Suddenly, what sounded like a reshoot of “Going in Style” was emerging as the story to follow. Indeed, it may be the most intriguing situation in all of foodservice right now, with more drama and audacity than the saga of Starbucks. Wisdom, financing, talent, determination and old but extremely well-known brands, all blended into a comeback effort that would make Lance Armstrong look as if he was back on training wheels. This is one for the Harvard Business Review.

Of course, there’s no guarantee of a happy outcome. As one close observer put it, Real Mex’s concepts come with plenty of baggage. El Torito can boast of being the granddaddy of Mexican dining in the U.S. But that’s like touting a Walkman in the age of the iPod. Freshness, novelty and perceived authenticity are what seemingly pull consumers to today’s Tex-Mex outlets. Can Real Mex promise real Mex?
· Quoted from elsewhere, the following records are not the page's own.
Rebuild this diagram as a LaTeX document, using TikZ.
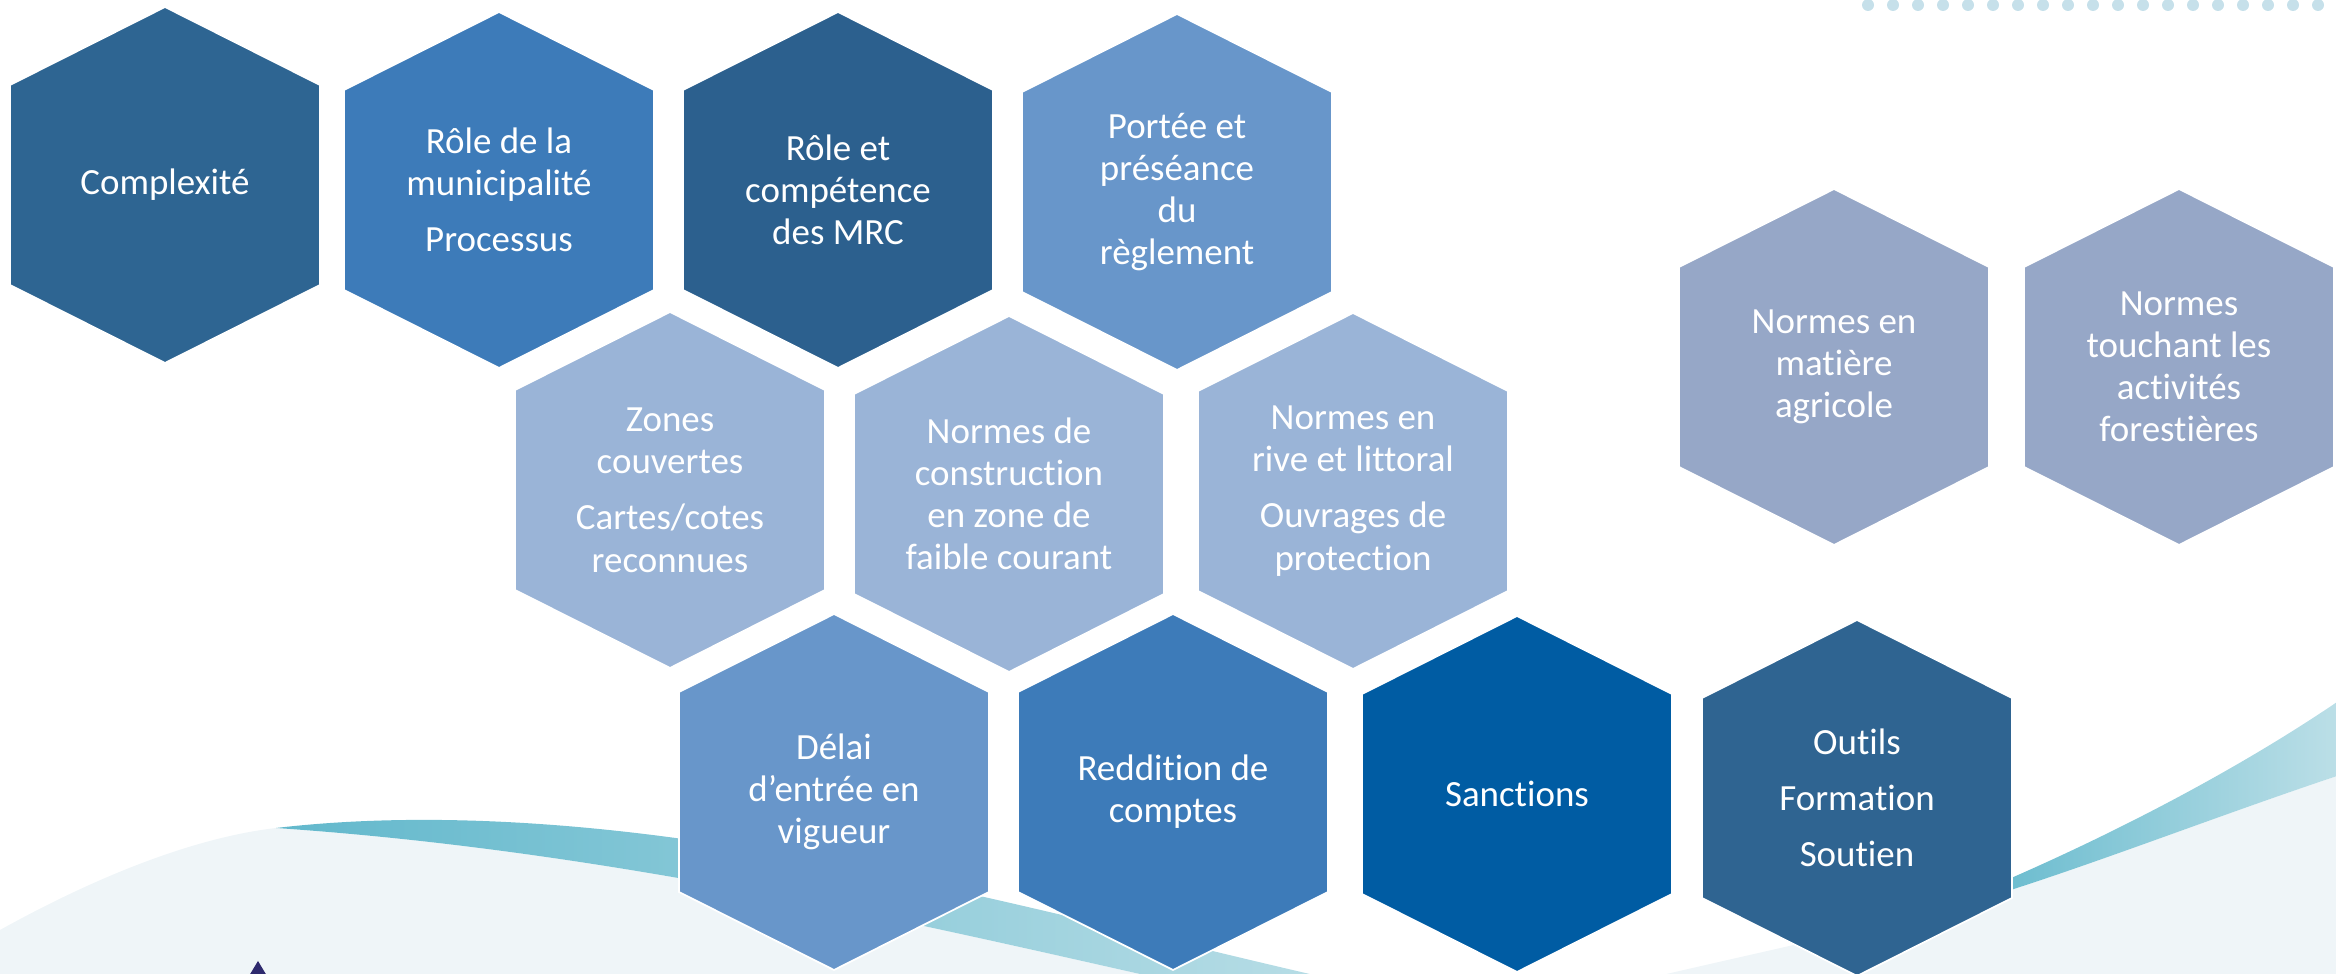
\documentclass[tikz,border=0pt]{standalone}
\usepackage{fontspec}
\setmainfont{Carlito}[Ligatures=NoCommon]

\definecolor{navyhex}{RGB}{46,101,146}
\definecolor{midhex}{RGB}{61,123,185}
\definecolor{deephex}{RGB}{44,96,142}
\definecolor{softhex}{RGB}{104,150,202}
\definecolor{palehex}{RGB}{154,180,215}
\definecolor{royalhex}{RGB}{0,92,163}
\definecolor{slatehex}{RGB}{47,100,145}
\definecolor{greyhex}{RGB}{150,167,199}
\definecolor{wavebg}{RGB}{239,245,248}
\definecolor{tealdark}{RGB}{98,184,204}
\definecolor{teallight}{RGB}{188,223,231}
\definecolor{dotblue}{RGB}{198,224,234}
\definecolor{logonavy}{RGB}{46,42,110}

\tikzset{
  hexfill/.style={fill=#1, draw=white, line width=0.5pt},
  celltext/.style={text=white, align=center, inner sep=0pt,
    font=\fontsize{10.5}{12}\selectfont},
}

% hexagon cell: name, centre, colour, text
\newcommand{\hexcell}[4]{%
  \path[hexfill=#3] (#2) ++(0,-178) -- ++(155,78) -- ++(0,200)
    -- ++(-155,78) -- ++(-155,-78) -- ++(0,-200) -- cycle;
  \node[celltext] (#1) at (#2) {#4};
}

\begin{document}
\begin{tikzpicture}[x=0.01cm, y=-0.01cm]
    \useasboundingbox (0,0) rectangle (2336,974);
    \clip (0,0) rectangle (2336,974);

    % Light ground and the two swooshes along the bottom
    \fill[wavebg] (0,990) -- (0,930) .. controls (90,880) and (190,838) .. (276,828)
        .. controls (600,850) and (900,920) .. (1140,974) -- (1150,990) -- cycle;
    \fill[wavebg] (2340,775) .. controls (2220,815) and (2100,862) .. (1995,895)
        .. controls (1850,935) and (1720,960) .. (1600,990) -- (2340,990) -- cycle;
    \shade[left color=tealdark, right color=teallight]
        (276,828) .. controls (430,810) and (620,822) .. (830,864)
        .. controls (1030,904) and (1200,950) .. (1380,990) -- (1150,990) -- (1140,974)
        .. controls (900,920) and (600,850) .. (276,828) -- cycle;
    \shade[left color=tealdark!95!white, right color=teallight]
        (1995,885) .. controls (2100,840) and (2230,775) .. (2340,700) -- (2340,775)
        .. controls (2220,815) and (2100,862) .. (1995,895) -- cycle;

    % Tip of the logo, bottom left
    \fill[logonavy] (249,976) -- (258,961) -- (267,976) -- cycle;

    % Dotted strip, top right
    \foreach \i in {0,...,18}
        \fill[dotblue] (1868+25*\i,5) circle (6);

    % First row
    \hexcell{cplx}{165,185}{navyhex}{Complexité}
    \hexcell{rolemun}{499,190}{midhex}{Rôle de la\\municipalité\\[4pt]Processus}
    \hexcell{rolemrc}{838,190}{deephex}{Rôle et\\compétence\\des MRC}
    \hexcell{portee}{1177,192}{softhex}{Portée et\\préséance\\du\\règlement}

    % Second row
    \hexcell{zones}{670,490}{palehex}{Zones\\couvertes\\[4pt]Cartes/cotes\\reconnues}
    \hexcell{normconst}{1009,494}{palehex}{Normes de\\construction\\en zone de\\faible courant}
    \hexcell{normrive}{1353,491}{palehex}{Normes en\\rive et littoral\\[4pt]Ouvrages de\\protection}

    % Third row
    \hexcell{delai}{834,792}{softhex}{Délai\\d’entrée en\\vigueur}
    \hexcell{reddition}{1173,792}{midhex}{Reddition de\\comptes}
    \hexcell{sanctions}{1517,794}{royalhex}{Sanctions}
    \hexcell{outils}{1857,798}{slatehex}{Outils\\[4pt]Formation\\[4pt]Soutien}

    % Pair on the right
    \hexcell{normagri}{1834,367}{greyhex}{Normes en\\matière\\agricole}
    \hexcell{normforet}{2179,367}{greyhex}{Normes\\touchant les\\activités\\forestières}
\end{tikzpicture}
\end{document}
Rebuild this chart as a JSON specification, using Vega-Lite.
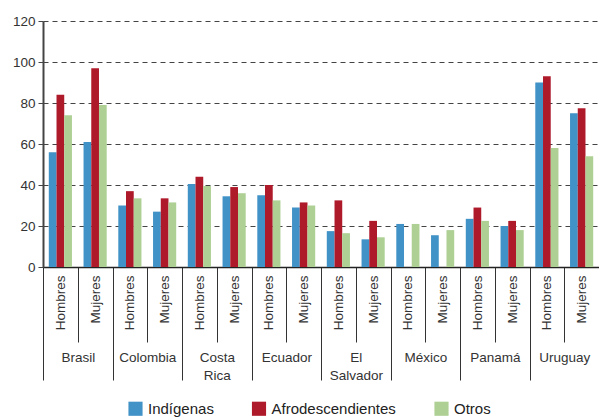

Then again, it has a gem in Chevys, a brand that touted freshness while Steve Ells was still toying with the idea of a Mexican concept that could offer food with integrity. Long before Chipotle Mexican Grill, it was boasting that it used nothing canned or frozen, and entertained guests by cranking out fresh tortillas on a signature machine visible from the dining room. In short, it was fresh before fresh was cool. With only 68 restaurants in operation, it has plenty of room to grow.

Real Mex also has a few youngsters in its nine-brand, 189-restaurant fold. It opened a concept called Sinigual last fall in New York City, for instance. There’s also what’s now a single-outlet concept in Laguna Beach, Calif., called Las Brisas.

In any case, it’ll be interesting to track the turnaround efforts of Rivera and his team—a line-up that presumably hasn’t yet been completely drafted. That alone will be something to watch, given the talent available and how many all-star acquaintances the current recruits enjoy.

It’s also a buyer’s market for top-grade development sites, or even acquisition candidates.

Clearly this’ll be no checkers game at Shady Acres Retirement Village.

2 comments:

ChristianZ said...

There's lots of categories of Mexican food. Not every sit-down Mexican restaurant that isn't a fast food joint or a little hole-in-the-wall joint is "Tex-Mex." It actually has to be influenced by Texan food to qualify as Tex-Mex.

http://ocmexfood.blogspot.com/

Orrick Nepomuceno said...

Great post Peter! This is definitely an interesting change of the guard. With still slumping sales, can even this crew understand what consumers really want?